:: Aim of the task ::
Find the string "this" in the listing and report every line that has it.
==== The input
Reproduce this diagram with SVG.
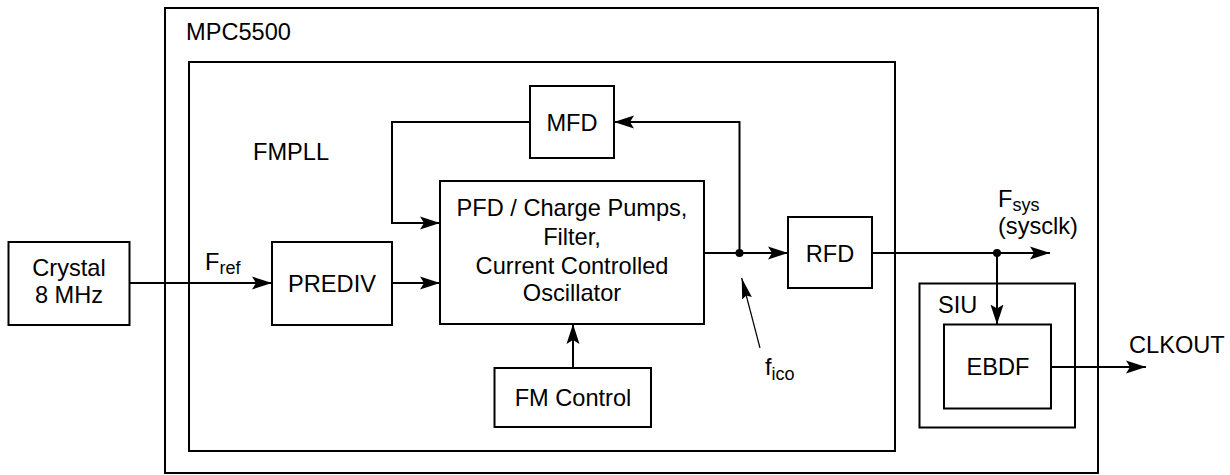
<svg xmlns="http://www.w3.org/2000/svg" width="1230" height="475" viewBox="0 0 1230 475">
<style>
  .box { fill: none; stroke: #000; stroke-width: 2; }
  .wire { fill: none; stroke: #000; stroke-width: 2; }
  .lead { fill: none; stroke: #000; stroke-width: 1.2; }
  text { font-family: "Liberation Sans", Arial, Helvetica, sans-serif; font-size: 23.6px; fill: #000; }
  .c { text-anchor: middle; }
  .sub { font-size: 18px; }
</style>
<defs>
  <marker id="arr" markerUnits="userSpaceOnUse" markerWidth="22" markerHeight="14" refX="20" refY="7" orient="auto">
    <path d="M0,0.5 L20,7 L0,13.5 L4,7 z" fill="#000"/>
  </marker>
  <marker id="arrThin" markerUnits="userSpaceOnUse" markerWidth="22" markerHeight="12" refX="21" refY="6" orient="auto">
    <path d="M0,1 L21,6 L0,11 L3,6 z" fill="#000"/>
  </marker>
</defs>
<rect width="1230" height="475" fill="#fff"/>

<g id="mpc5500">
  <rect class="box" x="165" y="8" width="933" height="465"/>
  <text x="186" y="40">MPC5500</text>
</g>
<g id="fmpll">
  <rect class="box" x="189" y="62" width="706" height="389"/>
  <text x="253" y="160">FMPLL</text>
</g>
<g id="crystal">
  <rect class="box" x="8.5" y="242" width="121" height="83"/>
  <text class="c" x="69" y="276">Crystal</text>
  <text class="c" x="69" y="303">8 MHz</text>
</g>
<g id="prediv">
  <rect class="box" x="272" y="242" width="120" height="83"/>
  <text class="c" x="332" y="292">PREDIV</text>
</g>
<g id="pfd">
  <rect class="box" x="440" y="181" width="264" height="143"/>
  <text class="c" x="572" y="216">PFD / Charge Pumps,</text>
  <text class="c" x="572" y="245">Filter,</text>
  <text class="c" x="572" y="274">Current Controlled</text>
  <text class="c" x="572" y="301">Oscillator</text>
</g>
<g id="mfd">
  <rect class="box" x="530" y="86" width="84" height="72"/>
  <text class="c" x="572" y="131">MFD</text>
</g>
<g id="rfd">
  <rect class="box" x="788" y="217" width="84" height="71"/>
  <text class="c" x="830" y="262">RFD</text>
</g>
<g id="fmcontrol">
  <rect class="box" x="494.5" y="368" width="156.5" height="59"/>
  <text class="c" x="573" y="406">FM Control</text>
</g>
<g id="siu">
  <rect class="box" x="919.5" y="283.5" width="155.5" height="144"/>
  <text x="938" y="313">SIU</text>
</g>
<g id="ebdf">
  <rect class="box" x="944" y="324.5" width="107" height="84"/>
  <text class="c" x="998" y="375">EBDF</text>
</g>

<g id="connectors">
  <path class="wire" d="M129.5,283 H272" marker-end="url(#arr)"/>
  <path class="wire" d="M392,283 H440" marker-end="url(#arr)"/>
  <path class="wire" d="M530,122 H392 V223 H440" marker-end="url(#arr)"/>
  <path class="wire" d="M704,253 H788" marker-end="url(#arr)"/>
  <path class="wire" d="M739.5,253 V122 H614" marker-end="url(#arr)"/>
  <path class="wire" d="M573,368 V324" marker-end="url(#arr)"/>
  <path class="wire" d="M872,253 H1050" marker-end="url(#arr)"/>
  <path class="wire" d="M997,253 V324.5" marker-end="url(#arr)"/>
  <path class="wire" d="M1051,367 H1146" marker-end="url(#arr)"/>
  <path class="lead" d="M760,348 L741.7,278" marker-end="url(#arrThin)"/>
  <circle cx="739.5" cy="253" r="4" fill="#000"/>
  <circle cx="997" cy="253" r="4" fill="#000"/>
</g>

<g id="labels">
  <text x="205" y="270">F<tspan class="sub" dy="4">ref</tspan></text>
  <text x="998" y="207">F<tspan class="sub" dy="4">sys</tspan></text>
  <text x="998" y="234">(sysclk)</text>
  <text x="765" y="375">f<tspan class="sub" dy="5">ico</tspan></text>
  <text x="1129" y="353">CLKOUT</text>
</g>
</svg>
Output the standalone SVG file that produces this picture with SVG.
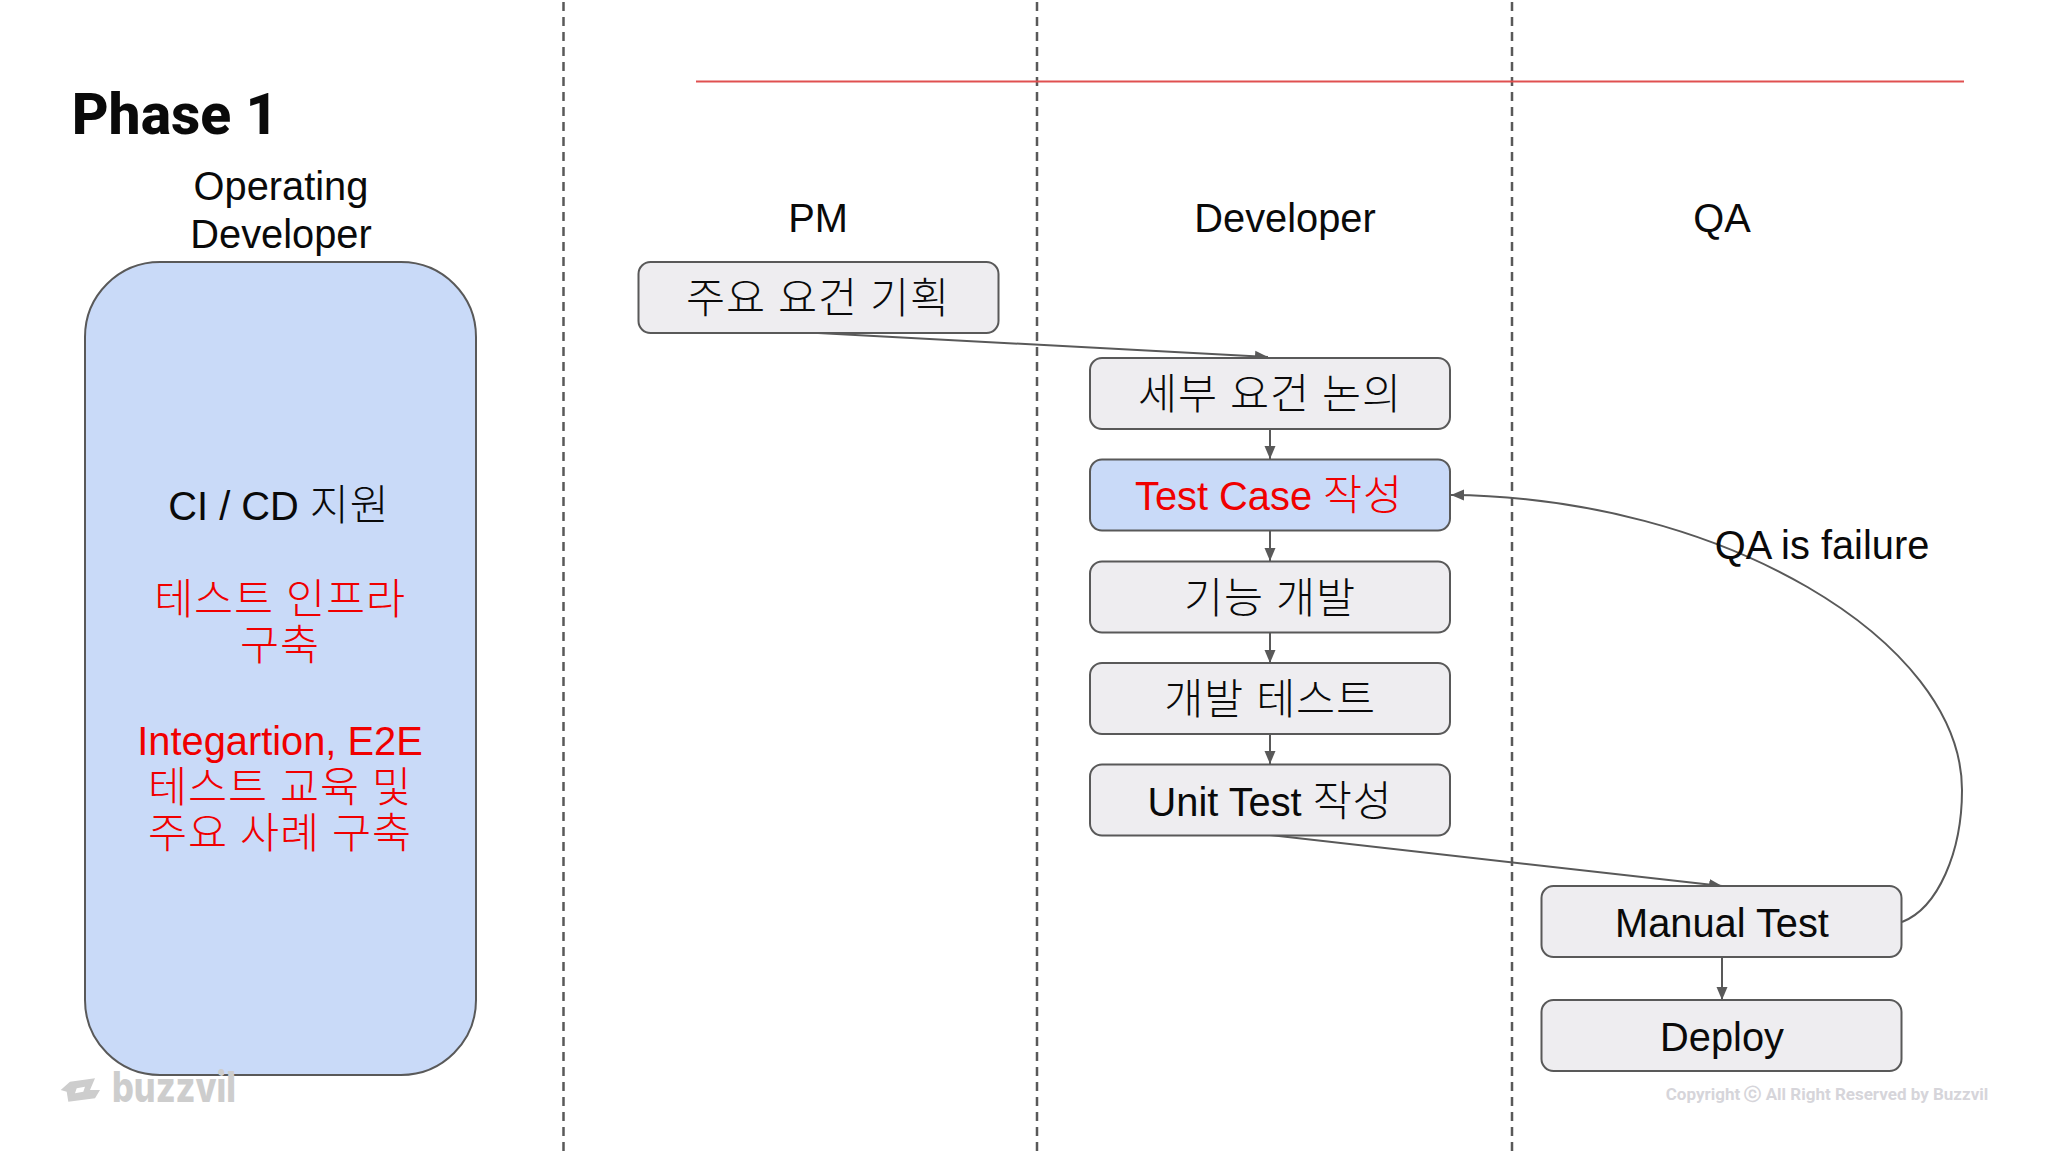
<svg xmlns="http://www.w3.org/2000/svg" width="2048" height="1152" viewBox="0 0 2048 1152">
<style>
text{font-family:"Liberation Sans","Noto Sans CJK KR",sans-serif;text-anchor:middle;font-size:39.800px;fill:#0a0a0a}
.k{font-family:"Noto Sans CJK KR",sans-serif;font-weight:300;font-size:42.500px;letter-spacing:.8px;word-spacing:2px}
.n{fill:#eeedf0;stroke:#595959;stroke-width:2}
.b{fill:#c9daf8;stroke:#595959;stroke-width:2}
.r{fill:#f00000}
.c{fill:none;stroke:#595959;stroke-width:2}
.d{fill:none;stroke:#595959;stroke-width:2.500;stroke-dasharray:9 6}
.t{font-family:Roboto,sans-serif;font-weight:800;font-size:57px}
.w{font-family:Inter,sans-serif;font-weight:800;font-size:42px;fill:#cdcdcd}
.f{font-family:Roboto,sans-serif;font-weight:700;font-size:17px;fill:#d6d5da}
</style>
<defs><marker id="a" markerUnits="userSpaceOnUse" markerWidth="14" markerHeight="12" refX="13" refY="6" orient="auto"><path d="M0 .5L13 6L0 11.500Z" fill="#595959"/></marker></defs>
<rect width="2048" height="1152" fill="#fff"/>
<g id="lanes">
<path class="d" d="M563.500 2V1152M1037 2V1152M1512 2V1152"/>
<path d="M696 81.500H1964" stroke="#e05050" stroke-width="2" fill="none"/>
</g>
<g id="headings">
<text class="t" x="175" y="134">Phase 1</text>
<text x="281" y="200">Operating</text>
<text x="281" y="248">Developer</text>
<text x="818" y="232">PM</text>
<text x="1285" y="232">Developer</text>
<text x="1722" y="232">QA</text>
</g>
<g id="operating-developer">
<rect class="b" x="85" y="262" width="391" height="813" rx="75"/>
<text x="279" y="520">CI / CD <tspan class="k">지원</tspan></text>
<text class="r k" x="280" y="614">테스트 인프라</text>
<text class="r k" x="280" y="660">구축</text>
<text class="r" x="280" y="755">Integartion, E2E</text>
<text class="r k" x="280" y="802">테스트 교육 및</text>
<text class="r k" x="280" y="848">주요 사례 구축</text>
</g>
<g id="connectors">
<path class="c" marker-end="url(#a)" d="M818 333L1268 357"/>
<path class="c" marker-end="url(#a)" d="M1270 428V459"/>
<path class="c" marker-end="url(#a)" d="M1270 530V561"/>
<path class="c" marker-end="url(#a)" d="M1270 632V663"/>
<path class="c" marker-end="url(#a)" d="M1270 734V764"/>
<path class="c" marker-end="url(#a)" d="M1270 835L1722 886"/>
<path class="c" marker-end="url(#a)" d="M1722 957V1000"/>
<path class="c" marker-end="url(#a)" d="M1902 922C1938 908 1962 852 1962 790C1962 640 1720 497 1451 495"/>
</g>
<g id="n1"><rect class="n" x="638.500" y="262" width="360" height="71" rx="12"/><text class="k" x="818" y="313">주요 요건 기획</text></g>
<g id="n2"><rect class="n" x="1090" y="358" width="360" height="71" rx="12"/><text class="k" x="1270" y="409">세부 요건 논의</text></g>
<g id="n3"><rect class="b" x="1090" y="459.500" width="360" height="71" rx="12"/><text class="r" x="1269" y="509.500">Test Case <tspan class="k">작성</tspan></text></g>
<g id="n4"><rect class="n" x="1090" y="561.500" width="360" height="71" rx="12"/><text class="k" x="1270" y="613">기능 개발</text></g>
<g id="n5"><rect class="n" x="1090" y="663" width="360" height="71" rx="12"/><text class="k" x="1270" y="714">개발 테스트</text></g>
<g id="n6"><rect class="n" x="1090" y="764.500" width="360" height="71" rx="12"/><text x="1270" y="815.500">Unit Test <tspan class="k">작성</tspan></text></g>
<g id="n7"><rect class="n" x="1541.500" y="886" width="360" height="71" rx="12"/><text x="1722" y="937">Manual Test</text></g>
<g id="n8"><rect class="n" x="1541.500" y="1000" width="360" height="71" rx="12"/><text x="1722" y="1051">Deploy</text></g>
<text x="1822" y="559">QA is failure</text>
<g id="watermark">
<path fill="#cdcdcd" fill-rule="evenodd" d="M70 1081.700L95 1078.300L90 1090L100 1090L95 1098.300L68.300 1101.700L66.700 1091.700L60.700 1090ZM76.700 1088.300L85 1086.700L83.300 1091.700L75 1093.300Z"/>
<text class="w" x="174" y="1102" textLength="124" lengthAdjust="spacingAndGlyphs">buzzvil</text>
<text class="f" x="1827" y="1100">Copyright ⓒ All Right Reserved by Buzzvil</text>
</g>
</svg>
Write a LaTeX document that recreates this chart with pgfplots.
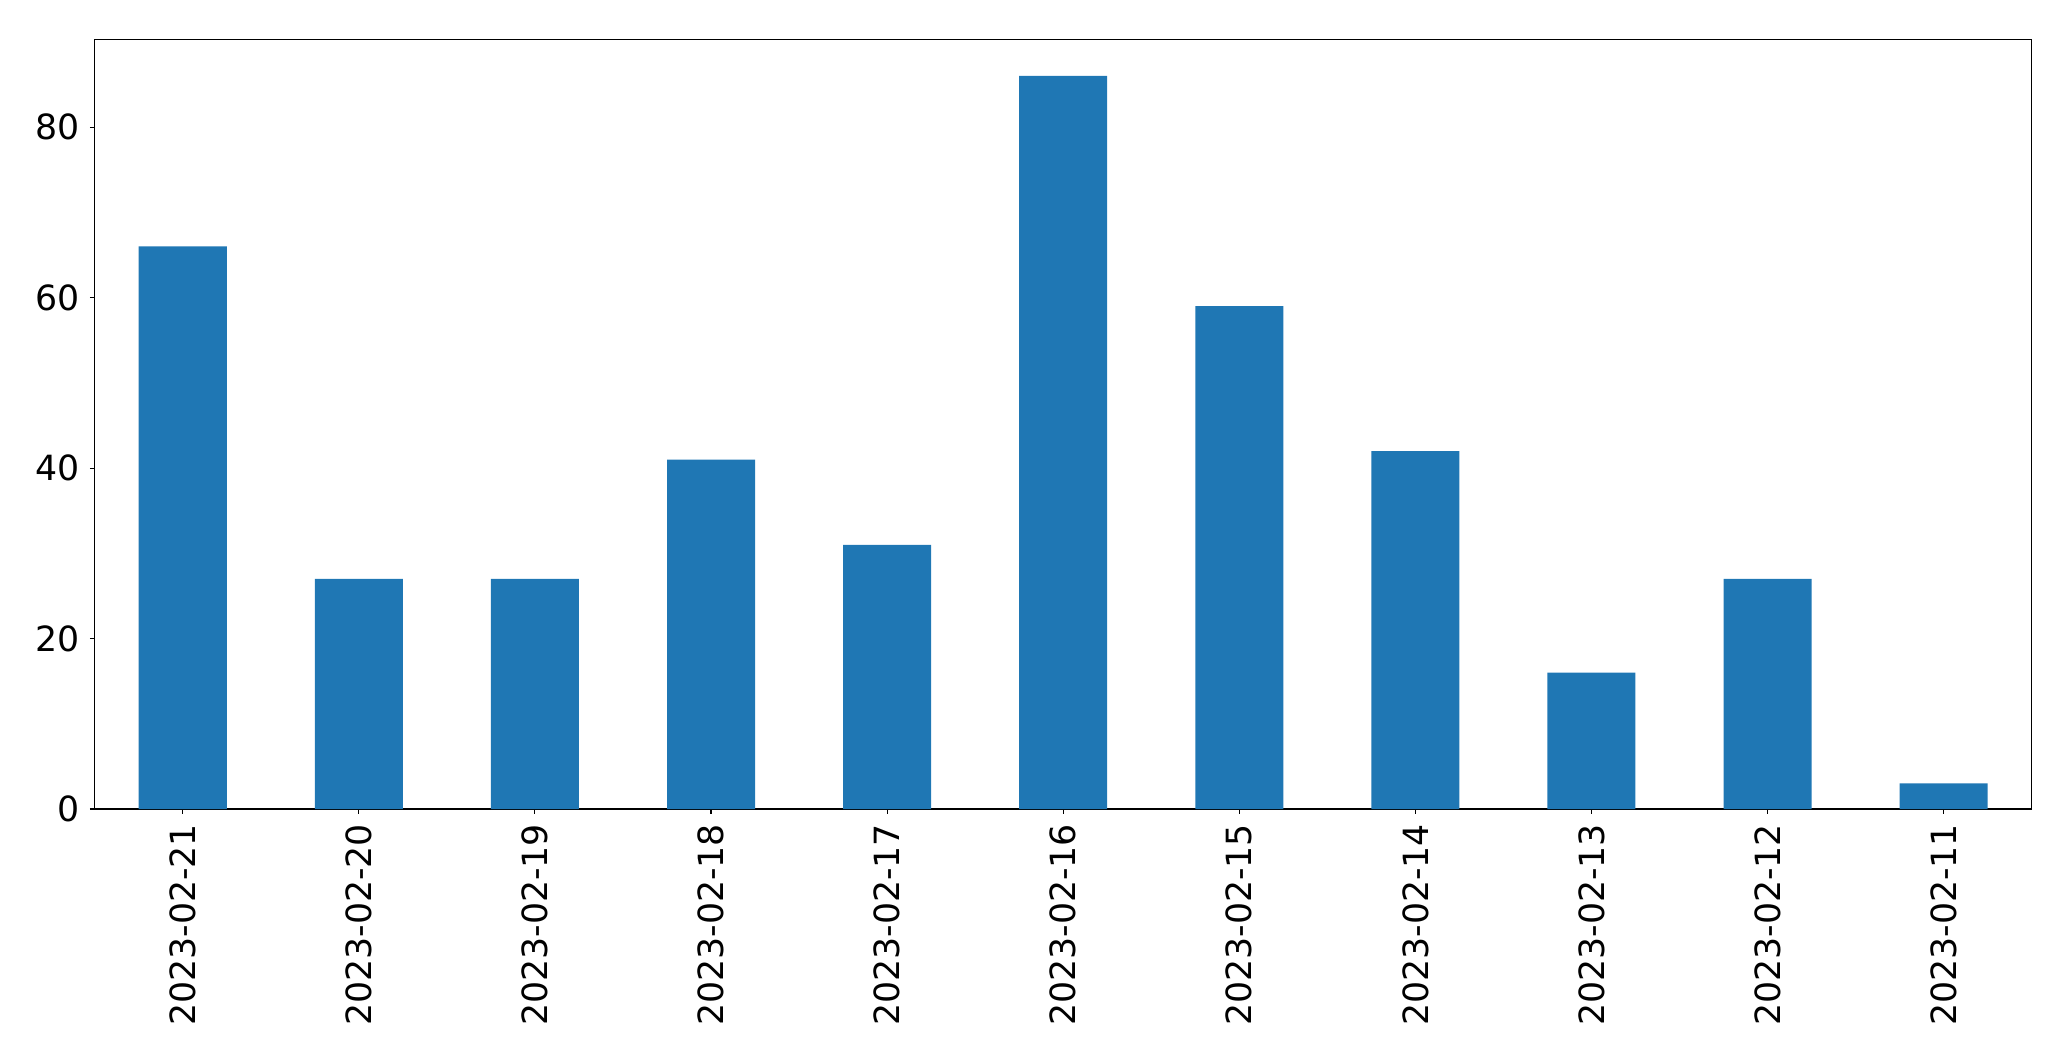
========
:: Solution to the exercise ::
Reproduce this diagram with SVG.
Output the standalone SVG file that produces this picture with SVG.
Write a LaTeX document that recreates this chart with pgfplots.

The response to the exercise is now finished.